2.
-
başlığın açılma amacını bilmeme rağmen bir iki kelam etmek istediğim konudur.
türkiye'de solcular;
eylem insanlarıdır.
genel olarak muhaliftirler.
insan haklarına dayalı, demokratik, laik bir düzen isterler.
kendi içlerinde bile çatışmalar yaşayabilir ve etrafa 'geçimsiz' izlenimi verebilirler.
atatürk ve atatürk ilkeleri vazgeçilmezleridir.
aşırıya kaçanları marjinalleşebilir ve terörize olmaya meyillenebilir.
haklarını savunma konusunda titizdirler.
davaları her ne ise işi yobazlığa vardırabilirler.
bazen eleştiri sınırlarını aşıp hakarete varan değerlendirmelerde bulunabilirlerken, kendilerine yapılan eleştirilere ise bazen tahammülleri yoktur.
toplumu anladıklarını iddia ederler ancak topluma nedense entegre olamazlar, buna da 'farklılık' derler.
iktidara geldikleri dönemde yapılan yanlışların, dönemin şartları içerisinde değerlendirilmesini isterler ve beklerler.
darbelere şiddetle karşı çıkarlar, darbe dönemlerinde en çok kendilerinin ezildiklerini iddia ederler.
ülkücülere faşist, dindarlara yobaz, muhafazakarlara islamcı, kendilerine de modern derler.
toplumun büyük kesimi onları 'dinsizlikle' yaftalamıştır.
zamanında yaptıkları bazı uyarılar doğru çıkınca, bunu kullanma konusunda beceriksiz olabilirler.
sinema, müzik, tiyatro, bale, opera, resim ve heykel konularında kendilerini yetkin görürler.

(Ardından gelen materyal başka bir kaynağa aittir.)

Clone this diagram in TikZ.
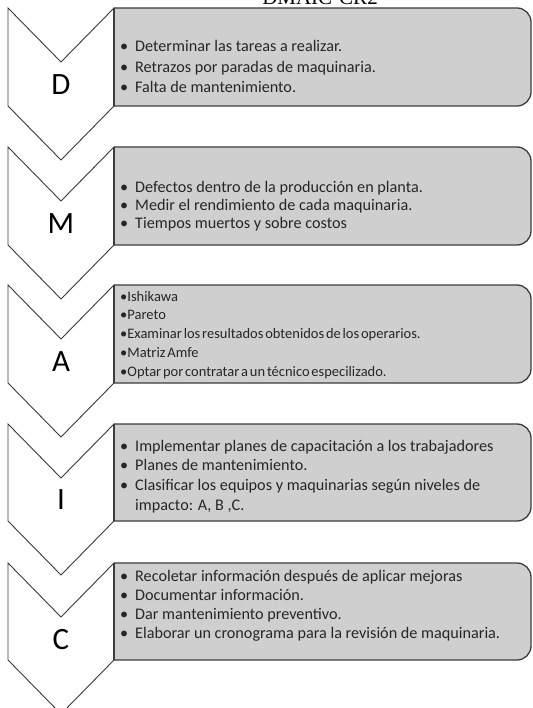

mizah ve edebi metinler konusunda tecrübelidirler.
bazen; ağaçlar konusunda gösterdikleri hassasiyeti, açlıktan ölmüş bir bebeğe gösteremeyebilirler.
şimdi gelelim sadede:
solcular da belli başlı konularda aynen sağcılar gibi 'dik kafalı, yobaz ve tahammülsüz' olabilirler.
fakat bu onların gereksiz ya da faydasız oldukları anlamına gelmez.
bu ülkede kazanılmış hakların bir çoğu onlar sayesindedir.
az çabayla ve biraz anlayışla; solcularla sağcılar pekala geçinebilir. tabi bunu istiyorlarsa.